State Farm Fire & Casualty Company has scored a win in its ongoing attempt to recoup over $217,000 paid out following a warehouse fire, after a New York appellate court ruled that a release agreement signed by the insured and another insurer didn’t automatically block State Farm’s right to sue.
The dispute arose after a fire broke out in a warehouse occupied by Moving & Storage, Inc., damaging the adjoining warehouse operated by K&B Global Corp., a State Farm insured. State Farm ultimately paid K&B $217,143.63, with the final payment made in 2021.
Before that final payment, however, K&B reached a separate settlement with Moving & Storage’s insurer, Selective Insurance Company of America. On November 16, 2020, Selective paid K&B $92,424.24 in exchange for a general release. The agreement released both Selective and Moving & Storage from “any and all claims that may be submitted by another insurance carrier on K&B’s behalf.” State Farm was not notified or asked for consent before the release was signed. State Farm also did not send a formal letter to Selective placing it on notice of its subrogation rights.

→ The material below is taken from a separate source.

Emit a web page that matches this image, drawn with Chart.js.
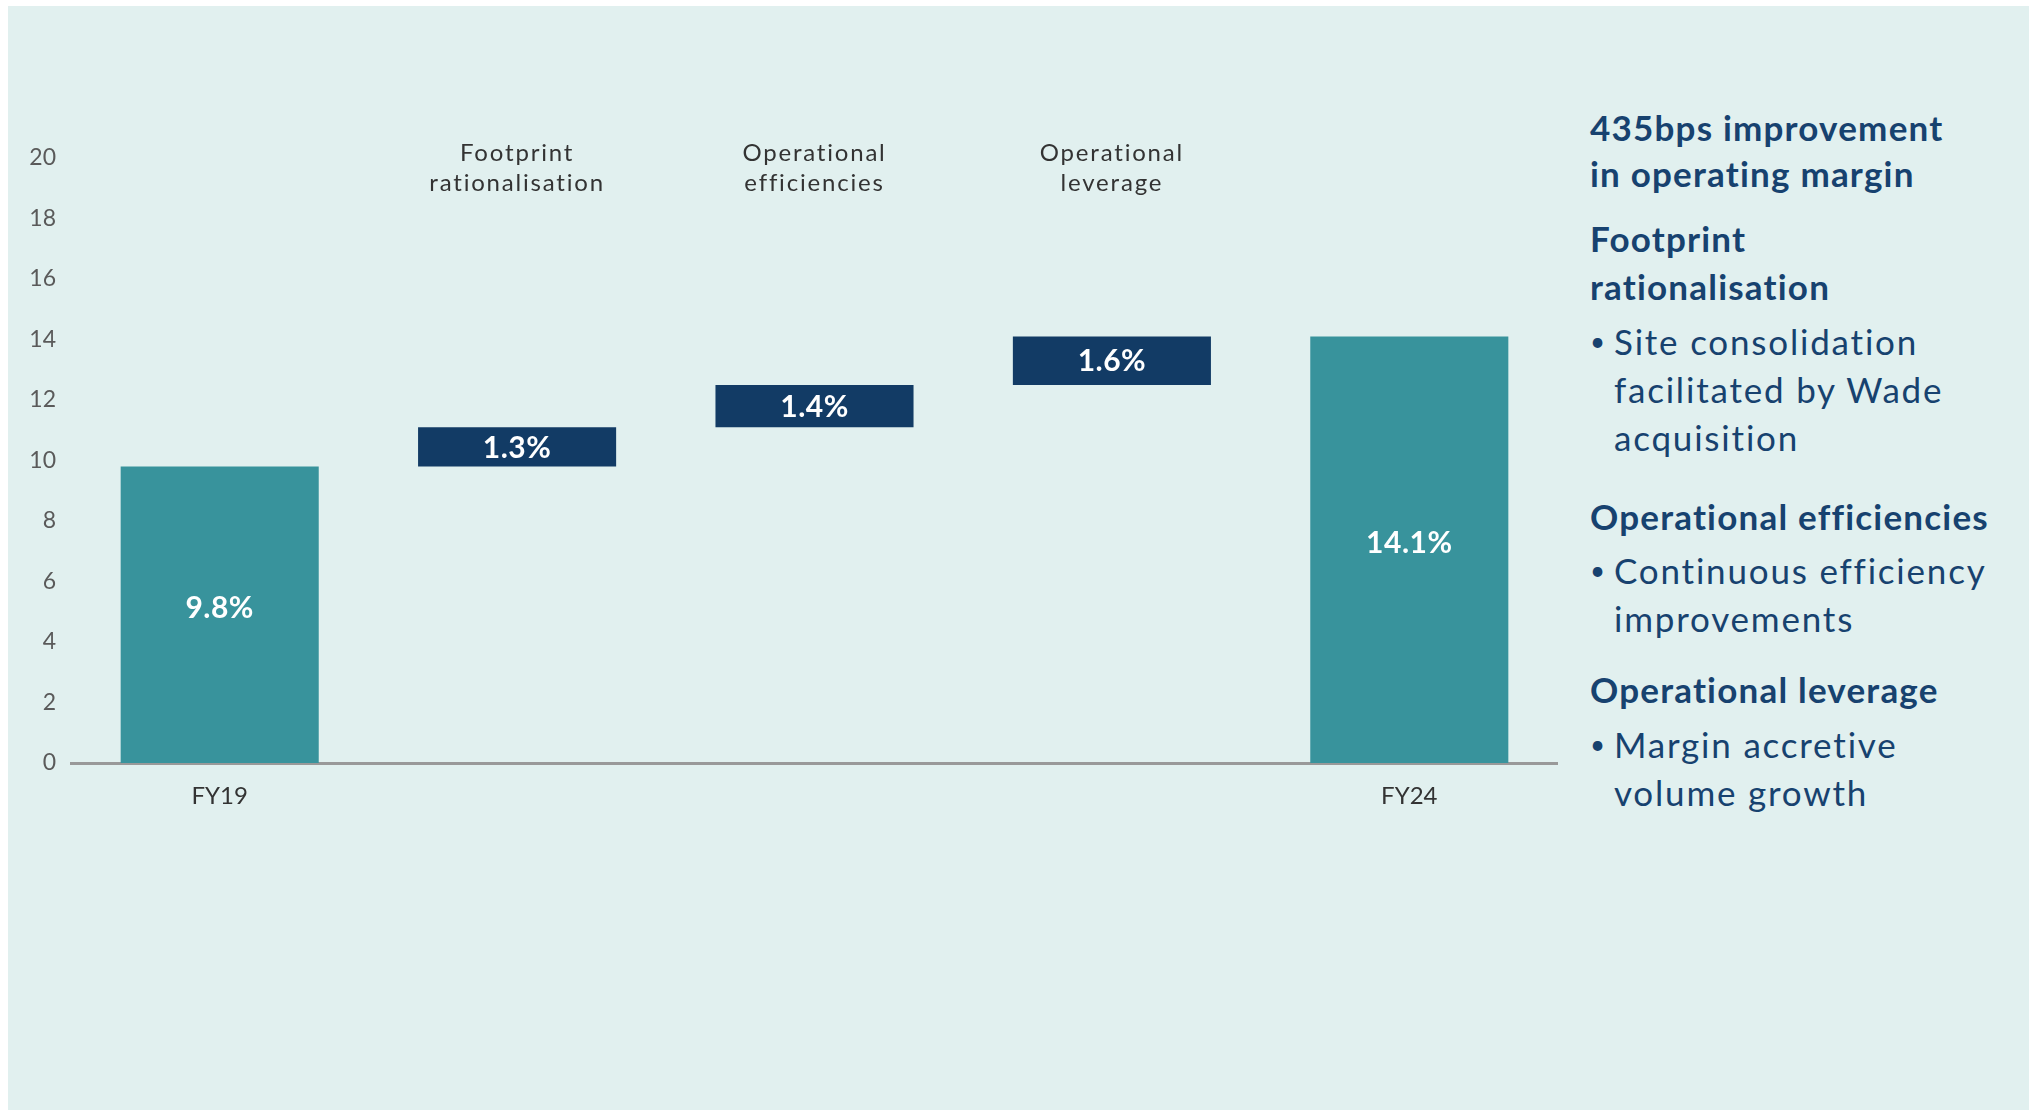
<!DOCTYPE html>
<html lang="en">
<head>
    <meta charset="UTF-8">
    <title>Operating margin bridge FY19 to FY24</title>
    <script src="https://cdn.jsdelivr.net/npm/chart.js"></script>
    <style>
        body {
            margin: 0;
            background: #ffffff;
            font-family: Lato, sans-serif;
        }
        .panel {
            position: absolute;
            left: 8px;
            top: 6px;
            width: 2021px;
            height: 1104px;
            background: #e1f0ef;
        }
        .chart-box {
            position: absolute;
            left: 0;
            top: 0;
            width: 1558px;
            height: 823px;
        }
        .notes {
            position: absolute;
            left: 1590px;
            top: 0;
            width: 440px;
            color: #17426f;
            font-size: 35px;
            line-height: 48px;
            letter-spacing: 1.8px;
        }
        .notes div {
            position: absolute;
            left: 0;
            white-space: nowrap;
        }
        .notes .head {
            font-weight: 700;
            letter-spacing: 1.2px;
        }
        .notes .bullet {
            padding-left: 24px;
        }
        .notes .bullet::before {
            content: "\2022";
            position: absolute;
            left: 0;
            font-size: 26px;
        }
    </style>
</head>
<body>
    <div class="panel"></div>
    <div class="chart-box"><canvas id="marginChart"></canvas></div>

    <div class="notes">
        <div class="head" style="top:104px; line-height:46px;">435bps improvement<br>in operating margin</div>
        <div class="head" style="top:214px;">Footprint<br>rationalisation</div>
        <div class="bullet" style="top:317px;">Site consolidation<br>facilitated by Wade<br>acquisition</div>
        <div class="head" style="top:492px;">Operational efficiencies</div>
        <div class="bullet" style="top:546px;">Continuous efficiency<br>improvements</div>
        <div class="head" style="top:665px;">Operational leverage</div>
        <div class="bullet" style="top:720px;">Margin accretive<br>volume growth</div>
    </div>

    <script>
        // bridge data (operating margin, %)
        const categories = ["FY19", "Footprint rationalisation", "Operational efficiencies", "Operational leverage", "FY24"];
        const topLabels = [[], ["Footprint", "rationalisation"], ["Operational", "efficiencies"], ["Operational", "leverage"], []];
        const values = [9.8, 1.3, 1.4, 1.6, 14.1];
        const isTotal = [true, false, false, false, true];
        const valueLabels = ["9.8%", "1.3%", "1.4%", "1.6%", "14.1%"];
        const yTicks = [0, 2, 4, 6, 8, 10, 12, 14, 16, 18, 20];

        const TEAL = "#38939c";
        const NAVY = "#123b65";

        // floating ranges: totals start at zero, steps stack on the running total
        let running = 0;
        const ranges = values.map((v, i) => {
            if (isTotal[i]) {
                running = v;
                return [0, v];
            }
            const r = [running, running + v];
            running += v;
            return r;
        });

        const barLabels = {
            id: "barLabels",
            afterDatasetsDraw(chart) {
                const ctx = chart.ctx;
                const meta = chart.getDatasetMeta(0);
                ctx.save();
                ctx.fillStyle = "#ffffff";
                ctx.font = "bold 30px Lato";
                ctx.letterSpacing = "0.5px";
                ctx.textAlign = "center";
                ctx.textBaseline = "middle";
                meta.data.forEach((bar, i) => {
                    // the tall totals sit their label a little above the middle
                    const shift = isTotal[i] ? -6 : 1;
                    ctx.fillText(valueLabels[i], bar.x, (bar.y + bar.base) / 2 + shift);
                });
                ctx.restore();
            }
        };

        const stepTitles = {
            id: "stepTitles",
            afterDraw(chart) {
                const ctx = chart.ctx;
                const x = chart.scales.x;
                const top = chart.chartArea.top;
                ctx.save();
                ctx.fillStyle = "#333333";
                ctx.font = "24px Lato";
                ctx.letterSpacing = "1.8px";
                ctx.textAlign = "center";
                ctx.textBaseline = "alphabetic";
                topLabels.forEach((lines, i) => {
                    lines.forEach((line, j) => {
                        ctx.fillText(line, x.getPixelForValue(i), top + 3 + j * 30);
                    });
                });
                ctx.restore();
            }
        };

        const ctx = document.getElementById("marginChart").getContext("2d");
        new Chart(ctx, {
            type: "bar",
            data: {
                labels: categories,
                datasets: [{
                    data: ranges,
                    backgroundColor: isTotal.map(t => t ? TEAL : NAVY),
                    borderWidth: 0,
                    categoryPercentage: 1,
                    barPercentage: 0.666
                }]
            },
            options: {
                responsive: true,
                maintainAspectRatio: false,
                animation: false,
                layout: { padding: { top: 158, left: 0, right: 0, bottom: 0 } },
                plugins: {
                    legend: { display: false },
                    tooltip: { enabled: false }
                },
                scales: {
                    x: {
                        z: 1,
                        grid: { display: false, drawTicks: false },
                        border: { display: true, color: "#999999", width: 3 },
                        ticks: {
                            autoSkip: false,
                            maxRotation: 0,
                            padding: 19,
                            color: "#333333",
                            font: { family: "Lato", size: 24 },
                            callback: (v, i) => isTotal[i] ? categories[i] : ""
                        },
                        afterFit: s => { s.height = 60; }
                    },
                    y: {
                        min: 0,
                        max: 20,
                        grid: { display: false, drawTicks: false },
                        border: { display: false },
                        afterBuildTicks: s => { s.ticks = yTicks.map(v => ({ value: v })); },
                        ticks: {
                            padding: 15,
                            color: "#5a5a5a",
                            font: { family: "Lato", size: 23 }
                        },
                        afterFit: s => { s.width = 71; }
                    }
                }
            },
            plugins: [barLabels, stepTitles]
        });
    </script>
</body>
</html>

Relying on the release, Moving & Storage secured a dismissal of State Farm’s lawsuit in Bronx Supreme Court. But on May 1, 2025, the Appellate Division, First Department, unanimously reversed that decision, reinstating the complaint and allowing State Farm’s subrogation claim to proceed.
The appellate court pointed to several pieces of evidence suggesting that Selective may have had actual or constructive knowledge of State Farm’s payments and subrogation rights before the release was signed. These included a May 14, 2020 letter from State Farm to K&B naming Moving & Storage as the responsible party and referencing Selective as an involved insurer. K&B’s owner also testified that he and his daughter discussed their State Farm claim with Selective. Additionally, State Farm’s fire investigator stated that he attended a joint inspection with Selective’s inspector, who was “fully aware” of the State Farm claim.
The court cited well-established New York precedent: when a third party knows - or should know - that an insurer has paid a claim, it cannot rely on a release to extinguish that insurer’s subrogation rights without the insurer’s consent.
Although the case doesn’t turn on any specific policy terms, it highlights a foundational rule in insurance law: subrogation rights arise once a claim is paid, and they can’t be bargained away without the subrogated insurer’s involvement. The decision affirms that where knowledge exists - or should exist - about another insurer’s interest, release agreements may not offer blanket protection.
The ruling sends the case back to the lower court for further proceedings. For claims professionals and insurers managing multi-party losses, the message is clear - subrogation rights must be handled carefully, and consent from all potentially involved carriers is critical when finalizing settlements.